## EXERCISE INSTRUCTIONS
Your job is to retype all of the data word for word, leaving every image out.

## RECORDED INFORMATION
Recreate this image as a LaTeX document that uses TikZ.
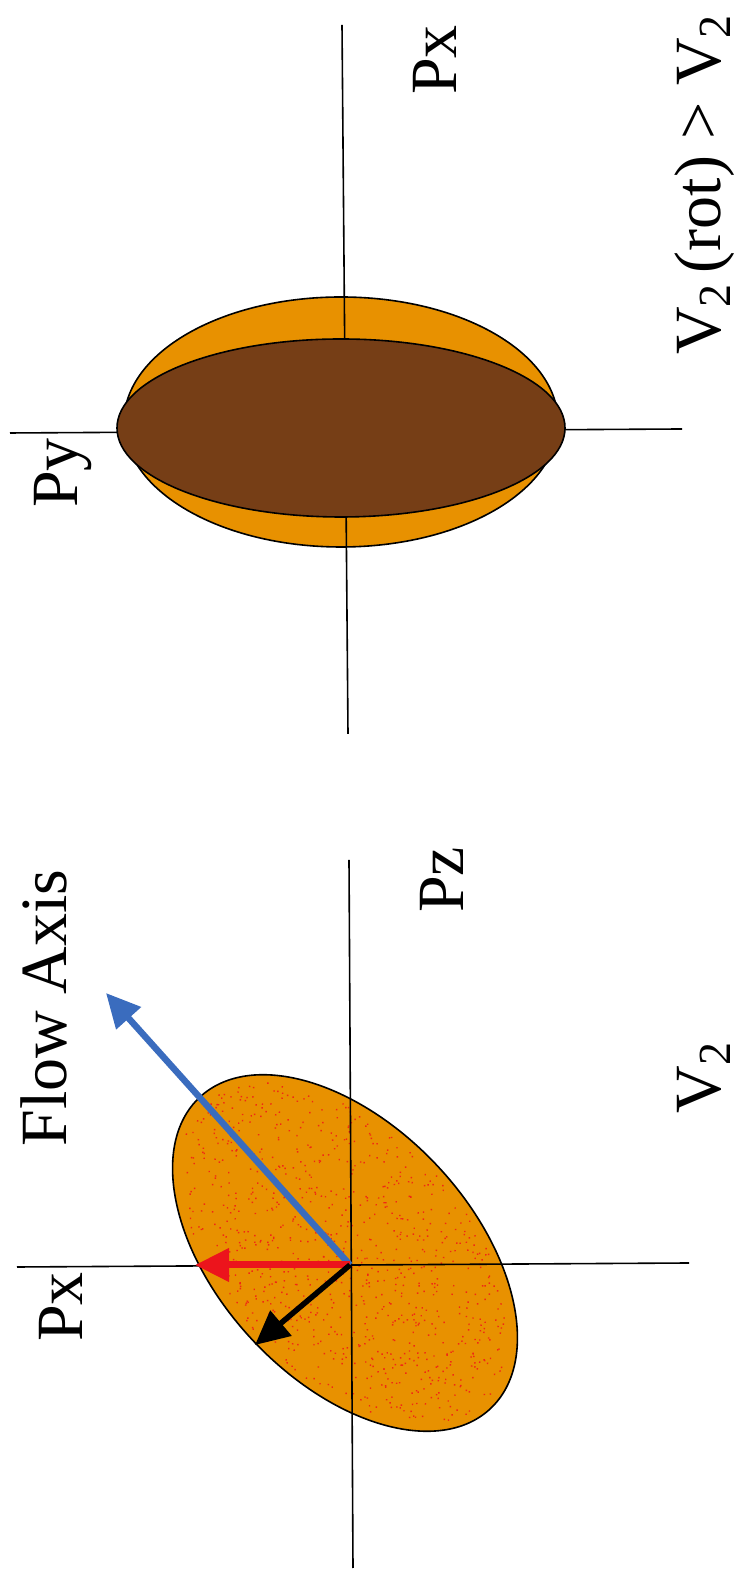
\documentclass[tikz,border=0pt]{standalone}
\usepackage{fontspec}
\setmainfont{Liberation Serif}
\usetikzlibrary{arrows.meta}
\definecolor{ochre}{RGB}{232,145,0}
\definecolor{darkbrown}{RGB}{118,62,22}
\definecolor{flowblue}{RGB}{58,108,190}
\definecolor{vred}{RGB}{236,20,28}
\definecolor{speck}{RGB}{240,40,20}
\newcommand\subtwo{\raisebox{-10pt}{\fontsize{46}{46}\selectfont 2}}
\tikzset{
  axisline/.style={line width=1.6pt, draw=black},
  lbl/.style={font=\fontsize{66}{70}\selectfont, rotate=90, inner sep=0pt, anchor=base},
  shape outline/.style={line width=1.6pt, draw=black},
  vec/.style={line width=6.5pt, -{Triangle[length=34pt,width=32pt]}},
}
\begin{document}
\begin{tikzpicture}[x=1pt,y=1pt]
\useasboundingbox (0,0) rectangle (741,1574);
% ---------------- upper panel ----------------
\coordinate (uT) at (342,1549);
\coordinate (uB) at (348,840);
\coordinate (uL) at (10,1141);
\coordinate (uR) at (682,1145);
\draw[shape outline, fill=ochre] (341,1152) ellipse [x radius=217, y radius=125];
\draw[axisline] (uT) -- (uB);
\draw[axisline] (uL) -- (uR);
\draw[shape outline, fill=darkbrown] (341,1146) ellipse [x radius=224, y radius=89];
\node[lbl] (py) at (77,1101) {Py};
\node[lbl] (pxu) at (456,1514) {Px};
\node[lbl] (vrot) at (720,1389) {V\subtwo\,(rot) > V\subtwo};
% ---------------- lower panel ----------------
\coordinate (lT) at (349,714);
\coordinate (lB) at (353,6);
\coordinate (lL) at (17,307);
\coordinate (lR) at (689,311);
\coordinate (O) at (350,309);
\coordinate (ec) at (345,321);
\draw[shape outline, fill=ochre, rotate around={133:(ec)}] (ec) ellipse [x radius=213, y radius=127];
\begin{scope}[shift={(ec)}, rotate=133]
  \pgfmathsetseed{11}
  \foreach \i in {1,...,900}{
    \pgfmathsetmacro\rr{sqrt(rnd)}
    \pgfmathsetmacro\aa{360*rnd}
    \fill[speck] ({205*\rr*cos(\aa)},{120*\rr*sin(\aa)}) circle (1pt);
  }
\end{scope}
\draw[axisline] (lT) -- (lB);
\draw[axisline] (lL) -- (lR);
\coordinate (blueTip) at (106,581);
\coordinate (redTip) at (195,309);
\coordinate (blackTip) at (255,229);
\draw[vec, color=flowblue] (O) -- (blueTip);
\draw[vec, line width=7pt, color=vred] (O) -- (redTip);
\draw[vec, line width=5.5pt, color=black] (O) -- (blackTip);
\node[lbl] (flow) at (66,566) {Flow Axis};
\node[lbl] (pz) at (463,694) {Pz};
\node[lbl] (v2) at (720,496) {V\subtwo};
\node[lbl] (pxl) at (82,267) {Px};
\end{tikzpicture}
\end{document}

## RESULT OF THIS TASK
Recreate this image as a LaTeX document that uses TikZ.
\documentclass[tikz,border=0pt]{standalone}
\usepackage{fontspec}
\setmainfont{Liberation Serif}
\usetikzlibrary{arrows.meta}
\definecolor{ochre}{RGB}{232,145,0}
\definecolor{darkbrown}{RGB}{118,62,22}
\definecolor{flowblue}{RGB}{58,108,190}
\definecolor{vred}{RGB}{236,20,28}
\definecolor{speck}{RGB}{240,40,20}
\newcommand\subtwo{\raisebox{-10pt}{\fontsize{46}{46}\selectfont 2}}
\tikzset{
  axisline/.style={line width=1.6pt, draw=black},
  lbl/.style={font=\fontsize{66}{70}\selectfont, rotate=90, inner sep=0pt, anchor=base},
  shape outline/.style={line width=1.6pt, draw=black},
  vec/.style={line width=6.5pt, -{Triangle[length=34pt,width=32pt]}},
}
\begin{document}
\begin{tikzpicture}[x=1pt,y=1pt]
\useasboundingbox (0,0) rectangle (741,1574);
% ---------------- upper panel ----------------
\coordinate (uT) at (342,1549);
\coordinate (uB) at (348,840);
\coordinate (uL) at (10,1141);
\coordinate (uR) at (682,1145);
\draw[shape outline, fill=ochre] (341,1152) ellipse [x radius=217, y radius=125];
\draw[axisline] (uT) -- (uB);
\draw[axisline] (uL) -- (uR);
\draw[shape outline, fill=darkbrown] (341,1146) ellipse [x radius=224, y radius=89];
\node[lbl] (py) at (77,1101) {Py};
\node[lbl] (pxu) at (456,1514) {Px};
\node[lbl] (vrot) at (720,1389) {V\subtwo\,(rot) > V\subtwo};
% ---------------- lower panel ----------------
\coordinate (lT) at (349,714);
\coordinate (lB) at (353,6);
\coordinate (lL) at (17,307);
\coordinate (lR) at (689,311);
\coordinate (O) at (350,309);
\coordinate (ec) at (345,321);
\draw[shape outline, fill=ochre, rotate around={133:(ec)}] (ec) ellipse [x radius=213, y radius=127];
\begin{scope}[shift={(ec)}, rotate=133]
  \pgfmathsetseed{11}
  \foreach \i in {1,...,900}{
    \pgfmathsetmacro\rr{sqrt(rnd)}
    \pgfmathsetmacro\aa{360*rnd}
    \fill[speck] ({205*\rr*cos(\aa)},{120*\rr*sin(\aa)}) circle (1pt);
  }
\end{scope}
\draw[axisline] (lT) -- (lB);
\draw[axisline] (lL) -- (lR);
\coordinate (blueTip) at (106,581);
\coordinate (redTip) at (195,309);
\coordinate (blackTip) at (255,229);
\draw[vec, color=flowblue] (O) -- (blueTip);
\draw[vec, line width=7pt, color=vred] (O) -- (redTip);
\draw[vec, line width=5.5pt, color=black] (O) -- (blackTip);
\node[lbl] (flow) at (66,566) {Flow Axis};
\node[lbl] (pz) at (463,694) {Pz};
\node[lbl] (v2) at (720,496) {V\subtwo};
\node[lbl] (pxl) at (82,267) {Px};
\end{tikzpicture}
\end{document}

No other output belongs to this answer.